Stated exercise
Restate, exactly and without pictures, the lines from the start of the listing below through the line holding "return (H - MB - y) / PLOT_H".

Stored data
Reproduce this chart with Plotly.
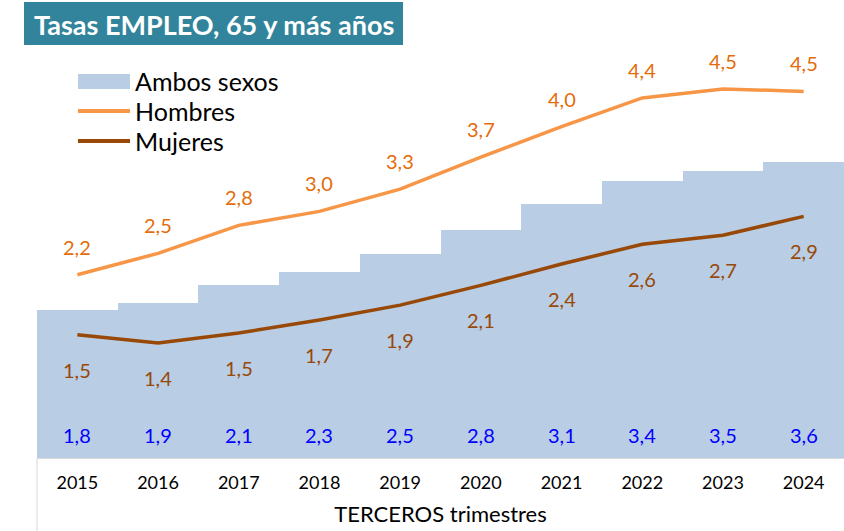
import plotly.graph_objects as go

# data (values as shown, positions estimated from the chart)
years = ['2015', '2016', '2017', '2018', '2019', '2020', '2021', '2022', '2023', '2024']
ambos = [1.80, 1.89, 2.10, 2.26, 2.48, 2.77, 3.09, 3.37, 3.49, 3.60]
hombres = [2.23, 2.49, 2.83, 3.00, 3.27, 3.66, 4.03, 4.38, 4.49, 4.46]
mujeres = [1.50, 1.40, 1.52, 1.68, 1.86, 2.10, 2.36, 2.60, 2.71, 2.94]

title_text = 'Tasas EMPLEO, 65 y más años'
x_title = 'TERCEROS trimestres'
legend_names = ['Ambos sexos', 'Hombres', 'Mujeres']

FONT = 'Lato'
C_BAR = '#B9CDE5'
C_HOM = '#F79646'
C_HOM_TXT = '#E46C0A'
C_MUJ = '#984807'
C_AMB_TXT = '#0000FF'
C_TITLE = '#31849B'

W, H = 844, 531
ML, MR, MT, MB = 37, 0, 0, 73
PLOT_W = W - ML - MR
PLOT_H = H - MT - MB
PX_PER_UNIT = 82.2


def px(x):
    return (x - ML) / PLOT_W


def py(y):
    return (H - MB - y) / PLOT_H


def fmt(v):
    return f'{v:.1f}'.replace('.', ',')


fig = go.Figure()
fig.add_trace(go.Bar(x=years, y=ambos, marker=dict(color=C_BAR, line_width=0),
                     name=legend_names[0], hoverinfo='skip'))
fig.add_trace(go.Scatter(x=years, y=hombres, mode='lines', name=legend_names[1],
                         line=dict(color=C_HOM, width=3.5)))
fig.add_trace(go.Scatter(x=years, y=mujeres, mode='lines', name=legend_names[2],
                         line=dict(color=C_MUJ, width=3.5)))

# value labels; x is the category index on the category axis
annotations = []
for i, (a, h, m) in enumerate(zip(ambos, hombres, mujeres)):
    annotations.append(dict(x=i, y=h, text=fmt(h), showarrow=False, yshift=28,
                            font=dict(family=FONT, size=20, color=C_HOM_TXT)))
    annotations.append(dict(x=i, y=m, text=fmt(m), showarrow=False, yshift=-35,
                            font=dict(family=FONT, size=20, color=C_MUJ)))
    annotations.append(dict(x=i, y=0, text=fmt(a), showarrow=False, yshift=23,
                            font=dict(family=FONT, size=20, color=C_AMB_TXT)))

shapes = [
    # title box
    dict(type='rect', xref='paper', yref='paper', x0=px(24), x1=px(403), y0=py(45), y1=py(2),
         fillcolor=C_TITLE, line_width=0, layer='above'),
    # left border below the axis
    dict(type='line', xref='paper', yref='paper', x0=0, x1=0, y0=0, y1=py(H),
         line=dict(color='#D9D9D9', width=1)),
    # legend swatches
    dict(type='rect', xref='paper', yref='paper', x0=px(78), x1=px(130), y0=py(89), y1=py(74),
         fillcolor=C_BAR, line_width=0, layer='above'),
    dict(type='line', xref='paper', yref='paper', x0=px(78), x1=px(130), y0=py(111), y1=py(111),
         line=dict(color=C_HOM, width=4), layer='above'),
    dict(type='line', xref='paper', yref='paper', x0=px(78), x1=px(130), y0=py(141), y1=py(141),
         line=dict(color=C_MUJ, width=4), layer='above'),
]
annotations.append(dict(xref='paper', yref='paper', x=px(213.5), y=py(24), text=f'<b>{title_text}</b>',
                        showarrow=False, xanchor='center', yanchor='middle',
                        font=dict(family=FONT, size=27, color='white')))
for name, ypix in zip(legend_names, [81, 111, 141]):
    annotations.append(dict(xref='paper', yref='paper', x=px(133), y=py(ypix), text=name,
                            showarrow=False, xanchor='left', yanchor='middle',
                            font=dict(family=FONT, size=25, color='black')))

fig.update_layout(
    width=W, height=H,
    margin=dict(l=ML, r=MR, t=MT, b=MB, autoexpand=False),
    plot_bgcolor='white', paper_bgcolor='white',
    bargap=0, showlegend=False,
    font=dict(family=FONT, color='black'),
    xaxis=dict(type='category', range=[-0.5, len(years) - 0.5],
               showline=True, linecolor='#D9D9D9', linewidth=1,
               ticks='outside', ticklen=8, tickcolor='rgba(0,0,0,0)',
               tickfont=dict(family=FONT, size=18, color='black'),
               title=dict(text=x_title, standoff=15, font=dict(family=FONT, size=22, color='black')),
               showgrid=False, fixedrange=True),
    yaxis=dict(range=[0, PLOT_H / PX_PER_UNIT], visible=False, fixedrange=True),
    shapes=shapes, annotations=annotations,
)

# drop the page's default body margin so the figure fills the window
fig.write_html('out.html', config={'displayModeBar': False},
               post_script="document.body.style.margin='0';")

Answer for this exercise
Reproduce this chart with Plotly.
import plotly.graph_objects as go

# data (values as shown, positions estimated from the chart)
years = ['2015', '2016', '2017', '2018', '2019', '2020', '2021', '2022', '2023', '2024']
ambos = [1.80, 1.89, 2.10, 2.26, 2.48, 2.77, 3.09, 3.37, 3.49, 3.60]
hombres = [2.23, 2.49, 2.83, 3.00, 3.27, 3.66, 4.03, 4.38, 4.49, 4.46]
mujeres = [1.50, 1.40, 1.52, 1.68, 1.86, 2.10, 2.36, 2.60, 2.71, 2.94]

title_text = 'Tasas EMPLEO, 65 y más años'
x_title = 'TERCEROS trimestres'
legend_names = ['Ambos sexos', 'Hombres', 'Mujeres']

FONT = 'Lato'
C_BAR = '#B9CDE5'
C_HOM = '#F79646'
C_HOM_TXT = '#E46C0A'
C_MUJ = '#984807'
C_AMB_TXT = '#0000FF'
C_TITLE = '#31849B'

W, H = 844, 531
ML, MR, MT, MB = 37, 0, 0, 73
PLOT_W = W - ML - MR
PLOT_H = H - MT - MB
PX_PER_UNIT = 82.2


def px(x):
    return (x - ML) / PLOT_W


def py(y):
    return (H - MB - y) / PLOT_H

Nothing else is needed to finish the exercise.